GAB Archive/Redferns

Before becoming a fixture of the stage, Bikel had already made his mark on the folk-music circuit and in Hollywood on the big screen.

He made his film debut in the The African Queen in 1951 (Humphrey Bogart's estate noted on Twitter that they were saddened to hear of Bikel's passing), and received an Oscar nomination for Best Supporting Actor for his role as a sheriff on the trail of escaped convicts Tony Curtis and Sidney Poitier in 1958's The Defiant Ones.

Bikel was twice nominated for Tonys and in 2010 at the age of 86 he was nominated for a Drama Desk Award for Outstanding Solo Performance for Sholom Aleichem: Laughter Through Tears.
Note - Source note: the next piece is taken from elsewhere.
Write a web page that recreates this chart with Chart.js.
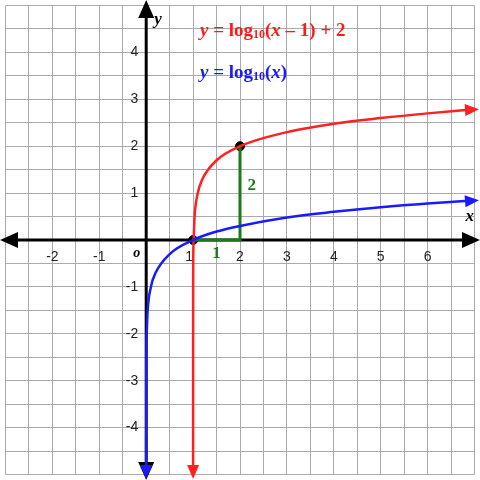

Also in the 1950s he produced several albums of Jewish folk music and he was a co-founder of the Newport Folk Festival alongside music legends Pete Seeger, Oscar Brand and George Wein.

Bikel was featured in the 2013 documentary Journey 4 Artists, about the role of music in promoting religious diversity.

"Working at @TCM has allowed me to meet so many talented people. But none had the lifetime commitment to social justice of #TheodoreBikel," Turner Classic Movies host and film critic Ben Mankiewicz tweeted today.